Restate all the material verbatim, except for the pictures.
==== Collected material ====
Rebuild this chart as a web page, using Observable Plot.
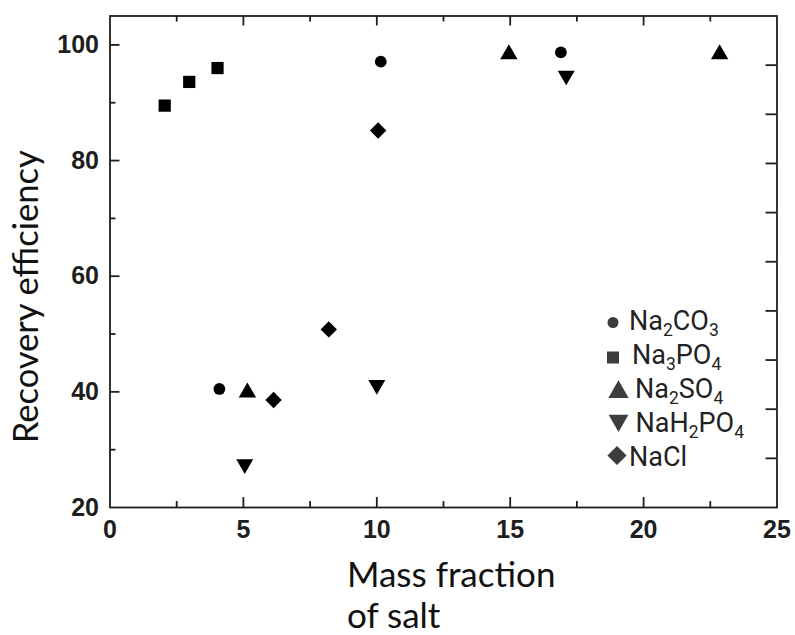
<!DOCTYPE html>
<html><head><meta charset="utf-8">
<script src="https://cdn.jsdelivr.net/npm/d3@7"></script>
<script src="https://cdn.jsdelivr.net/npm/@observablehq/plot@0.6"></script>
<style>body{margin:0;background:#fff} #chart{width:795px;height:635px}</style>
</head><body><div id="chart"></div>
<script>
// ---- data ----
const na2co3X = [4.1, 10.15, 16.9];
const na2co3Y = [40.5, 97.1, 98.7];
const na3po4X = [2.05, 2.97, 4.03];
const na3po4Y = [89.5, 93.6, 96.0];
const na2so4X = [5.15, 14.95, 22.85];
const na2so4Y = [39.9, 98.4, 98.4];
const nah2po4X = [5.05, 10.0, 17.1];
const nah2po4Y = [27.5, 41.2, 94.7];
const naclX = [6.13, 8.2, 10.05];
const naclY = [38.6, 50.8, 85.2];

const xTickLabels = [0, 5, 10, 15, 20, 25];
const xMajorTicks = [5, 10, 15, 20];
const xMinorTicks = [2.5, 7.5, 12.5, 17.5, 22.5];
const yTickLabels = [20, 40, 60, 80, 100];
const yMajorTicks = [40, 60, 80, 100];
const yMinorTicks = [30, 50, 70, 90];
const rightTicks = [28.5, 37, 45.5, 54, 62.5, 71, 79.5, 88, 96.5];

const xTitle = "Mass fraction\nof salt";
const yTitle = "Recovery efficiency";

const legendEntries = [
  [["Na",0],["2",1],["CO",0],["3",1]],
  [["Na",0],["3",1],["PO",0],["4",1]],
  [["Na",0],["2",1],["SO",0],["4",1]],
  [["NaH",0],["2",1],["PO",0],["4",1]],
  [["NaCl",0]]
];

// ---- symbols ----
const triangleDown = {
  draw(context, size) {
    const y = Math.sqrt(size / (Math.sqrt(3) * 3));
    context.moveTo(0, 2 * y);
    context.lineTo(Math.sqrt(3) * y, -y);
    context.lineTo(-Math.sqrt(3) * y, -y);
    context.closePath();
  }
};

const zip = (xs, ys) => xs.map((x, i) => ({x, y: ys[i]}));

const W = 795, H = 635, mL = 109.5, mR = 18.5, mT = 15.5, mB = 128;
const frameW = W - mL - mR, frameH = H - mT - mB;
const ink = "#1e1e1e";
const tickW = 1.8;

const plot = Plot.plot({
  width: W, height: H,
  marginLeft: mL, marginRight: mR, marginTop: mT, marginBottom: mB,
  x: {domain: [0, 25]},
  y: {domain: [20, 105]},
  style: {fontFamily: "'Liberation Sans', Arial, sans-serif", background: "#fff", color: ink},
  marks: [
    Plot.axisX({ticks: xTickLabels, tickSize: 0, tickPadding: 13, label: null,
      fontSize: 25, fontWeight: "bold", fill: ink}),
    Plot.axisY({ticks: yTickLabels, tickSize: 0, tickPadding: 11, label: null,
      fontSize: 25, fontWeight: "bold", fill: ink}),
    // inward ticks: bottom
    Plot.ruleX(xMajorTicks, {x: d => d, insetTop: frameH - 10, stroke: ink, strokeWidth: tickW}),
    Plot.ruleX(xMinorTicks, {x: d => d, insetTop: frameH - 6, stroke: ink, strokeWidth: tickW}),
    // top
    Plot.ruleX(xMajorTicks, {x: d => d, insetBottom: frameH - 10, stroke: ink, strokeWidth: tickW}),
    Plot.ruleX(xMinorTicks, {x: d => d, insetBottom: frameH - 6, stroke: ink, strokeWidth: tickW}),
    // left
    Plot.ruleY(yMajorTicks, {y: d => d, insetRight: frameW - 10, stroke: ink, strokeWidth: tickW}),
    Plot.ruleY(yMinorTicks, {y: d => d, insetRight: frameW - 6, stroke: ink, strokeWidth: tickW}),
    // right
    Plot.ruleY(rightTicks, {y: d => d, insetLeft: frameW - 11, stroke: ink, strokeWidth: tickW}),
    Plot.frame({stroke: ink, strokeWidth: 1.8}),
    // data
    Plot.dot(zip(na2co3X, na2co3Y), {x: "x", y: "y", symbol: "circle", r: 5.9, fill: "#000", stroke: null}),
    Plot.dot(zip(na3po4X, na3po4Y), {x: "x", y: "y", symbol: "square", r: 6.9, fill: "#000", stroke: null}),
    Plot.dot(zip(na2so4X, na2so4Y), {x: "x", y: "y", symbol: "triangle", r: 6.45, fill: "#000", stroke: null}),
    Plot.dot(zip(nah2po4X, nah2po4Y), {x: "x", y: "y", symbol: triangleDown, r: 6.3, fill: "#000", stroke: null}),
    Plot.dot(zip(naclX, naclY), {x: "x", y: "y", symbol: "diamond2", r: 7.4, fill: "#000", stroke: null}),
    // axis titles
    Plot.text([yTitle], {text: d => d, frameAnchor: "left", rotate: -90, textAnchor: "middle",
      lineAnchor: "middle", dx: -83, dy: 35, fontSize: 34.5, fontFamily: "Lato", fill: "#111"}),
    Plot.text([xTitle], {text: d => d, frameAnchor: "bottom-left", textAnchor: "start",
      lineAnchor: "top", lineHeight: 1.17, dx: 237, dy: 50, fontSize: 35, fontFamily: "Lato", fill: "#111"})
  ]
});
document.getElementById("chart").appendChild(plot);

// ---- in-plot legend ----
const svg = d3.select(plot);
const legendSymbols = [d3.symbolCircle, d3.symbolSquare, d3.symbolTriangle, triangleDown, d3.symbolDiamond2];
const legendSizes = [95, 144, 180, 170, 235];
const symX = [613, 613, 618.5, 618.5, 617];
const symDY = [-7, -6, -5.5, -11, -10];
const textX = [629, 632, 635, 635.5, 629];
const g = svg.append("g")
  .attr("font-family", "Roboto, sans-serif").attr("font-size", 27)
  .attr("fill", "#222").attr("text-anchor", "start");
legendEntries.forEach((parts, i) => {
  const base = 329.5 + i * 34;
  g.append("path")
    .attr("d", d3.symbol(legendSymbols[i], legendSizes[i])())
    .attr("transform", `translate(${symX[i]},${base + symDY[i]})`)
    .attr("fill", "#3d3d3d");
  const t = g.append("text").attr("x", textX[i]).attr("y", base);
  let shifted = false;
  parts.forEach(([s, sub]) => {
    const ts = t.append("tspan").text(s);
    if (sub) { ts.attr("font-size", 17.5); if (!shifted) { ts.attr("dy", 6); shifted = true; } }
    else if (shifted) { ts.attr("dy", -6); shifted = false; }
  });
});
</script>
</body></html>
====
▸ Full output
Rebuild this chart as a web page, using Observable Plot.
<!DOCTYPE html>
<html><head><meta charset="utf-8">
<script src="https://cdn.jsdelivr.net/npm/d3@7"></script>
<script src="https://cdn.jsdelivr.net/npm/@observablehq/plot@0.6"></script>
<style>body{margin:0;background:#fff} #chart{width:795px;height:635px}</style>
</head><body><div id="chart"></div>
<script>
// ---- data ----
const na2co3X = [4.1, 10.15, 16.9];
const na2co3Y = [40.5, 97.1, 98.7];
const na3po4X = [2.05, 2.97, 4.03];
const na3po4Y = [89.5, 93.6, 96.0];
const na2so4X = [5.15, 14.95, 22.85];
const na2so4Y = [39.9, 98.4, 98.4];
const nah2po4X = [5.05, 10.0, 17.1];
const nah2po4Y = [27.5, 41.2, 94.7];
const naclX = [6.13, 8.2, 10.05];
const naclY = [38.6, 50.8, 85.2];

const xTickLabels = [0, 5, 10, 15, 20, 25];
const xMajorTicks = [5, 10, 15, 20];
const xMinorTicks = [2.5, 7.5, 12.5, 17.5, 22.5];
const yTickLabels = [20, 40, 60, 80, 100];
const yMajorTicks = [40, 60, 80, 100];
const yMinorTicks = [30, 50, 70, 90];
const rightTicks = [28.5, 37, 45.5, 54, 62.5, 71, 79.5, 88, 96.5];

const xTitle = "Mass fraction\nof salt";
const yTitle = "Recovery efficiency";

const legendEntries = [
  [["Na",0],["2",1],["CO",0],["3",1]],
  [["Na",0],["3",1],["PO",0],["4",1]],
  [["Na",0],["2",1],["SO",0],["4",1]],
  [["NaH",0],["2",1],["PO",0],["4",1]],
  [["NaCl",0]]
];

// ---- symbols ----
const triangleDown = {
  draw(context, size) {
    const y = Math.sqrt(size / (Math.sqrt(3) * 3));
    context.moveTo(0, 2 * y);
    context.lineTo(Math.sqrt(3) * y, -y);
    context.lineTo(-Math.sqrt(3) * y, -y);
    context.closePath();
  }
};

const zip = (xs, ys) => xs.map((x, i) => ({x, y: ys[i]}));

const W = 795, H = 635, mL = 109.5, mR = 18.5, mT = 15.5, mB = 128;
const frameW = W - mL - mR, frameH = H - mT - mB;
const ink = "#1e1e1e";
const tickW = 1.8;

const plot = Plot.plot({
  width: W, height: H,
  marginLeft: mL, marginRight: mR, marginTop: mT, marginBottom: mB,
  x: {domain: [0, 25]},
  y: {domain: [20, 105]},
  style: {fontFamily: "'Liberation Sans', Arial, sans-serif", background: "#fff", color: ink},
  marks: [
    Plot.axisX({ticks: xTickLabels, tickSize: 0, tickPadding: 13, label: null,
      fontSize: 25, fontWeight: "bold", fill: ink}),
    Plot.axisY({ticks: yTickLabels, tickSize: 0, tickPadding: 11, label: null,
      fontSize: 25, fontWeight: "bold", fill: ink}),
    // inward ticks: bottom
    Plot.ruleX(xMajorTicks, {x: d => d, insetTop: frameH - 10, stroke: ink, strokeWidth: tickW}),
    Plot.ruleX(xMinorTicks, {x: d => d, insetTop: frameH - 6, stroke: ink, strokeWidth: tickW}),
    // top
    Plot.ruleX(xMajorTicks, {x: d => d, insetBottom: frameH - 10, stroke: ink, strokeWidth: tickW}),
    Plot.ruleX(xMinorTicks, {x: d => d, insetBottom: frameH - 6, stroke: ink, strokeWidth: tickW}),
    // left
    Plot.ruleY(yMajorTicks, {y: d => d, insetRight: frameW - 10, stroke: ink, strokeWidth: tickW}),
    Plot.ruleY(yMinorTicks, {y: d => d, insetRight: frameW - 6, stroke: ink, strokeWidth: tickW}),
    // right
    Plot.ruleY(rightTicks, {y: d => d, insetLeft: frameW - 11, stroke: ink, strokeWidth: tickW}),
    Plot.frame({stroke: ink, strokeWidth: 1.8}),
    // data
    Plot.dot(zip(na2co3X, na2co3Y), {x: "x", y: "y", symbol: "circle", r: 5.9, fill: "#000", stroke: null}),
    Plot.dot(zip(na3po4X, na3po4Y), {x: "x", y: "y", symbol: "square", r: 6.9, fill: "#000", stroke: null}),
    Plot.dot(zip(na2so4X, na2so4Y), {x: "x", y: "y", symbol: "triangle", r: 6.45, fill: "#000", stroke: null}),
    Plot.dot(zip(nah2po4X, nah2po4Y), {x: "x", y: "y", symbol: triangleDown, r: 6.3, fill: "#000", stroke: null}),
    Plot.dot(zip(naclX, naclY), {x: "x", y: "y", symbol: "diamond2", r: 7.4, fill: "#000", stroke: null}),
    // axis titles
    Plot.text([yTitle], {text: d => d, frameAnchor: "left", rotate: -90, textAnchor: "middle",
      lineAnchor: "middle", dx: -83, dy: 35, fontSize: 34.5, fontFamily: "Lato", fill: "#111"}),
    Plot.text([xTitle], {text: d => d, frameAnchor: "bottom-left", textAnchor: "start",
      lineAnchor: "top", lineHeight: 1.17, dx: 237, dy: 50, fontSize: 35, fontFamily: "Lato", fill: "#111"})
  ]
});
document.getElementById("chart").appendChild(plot);

// ---- in-plot legend ----
const svg = d3.select(plot);
const legendSymbols = [d3.symbolCircle, d3.symbolSquare, d3.symbolTriangle, triangleDown, d3.symbolDiamond2];
const legendSizes = [95, 144, 180, 170, 235];
const symX = [613, 613, 618.5, 618.5, 617];
const symDY = [-7, -6, -5.5, -11, -10];
const textX = [629, 632, 635, 635.5, 629];
const g = svg.append("g")
  .attr("font-family", "Roboto, sans-serif").attr("font-size", 27)
  .attr("fill", "#222").attr("text-anchor", "start");
legendEntries.forEach((parts, i) => {
  const base = 329.5 + i * 34;
  g.append("path")
    .attr("d", d3.symbol(legendSymbols[i], legendSizes[i])())
    .attr("transform", `translate(${symX[i]},${base + symDY[i]})`)
    .attr("fill", "#3d3d3d");
  const t = g.append("text").attr("x", textX[i]).attr("y", base);
  let shifted = false;
  parts.forEach(([s, sub]) => {
    const ts = t.append("tspan").text(s);
    if (sub) { ts.attr("font-size", 17.5); if (!shifted) { ts.attr("dy", 6); shifted = true; } }
    else if (shifted) { ts.attr("dy", -6); shifted = false; }
  });
});
</script>
</body></html>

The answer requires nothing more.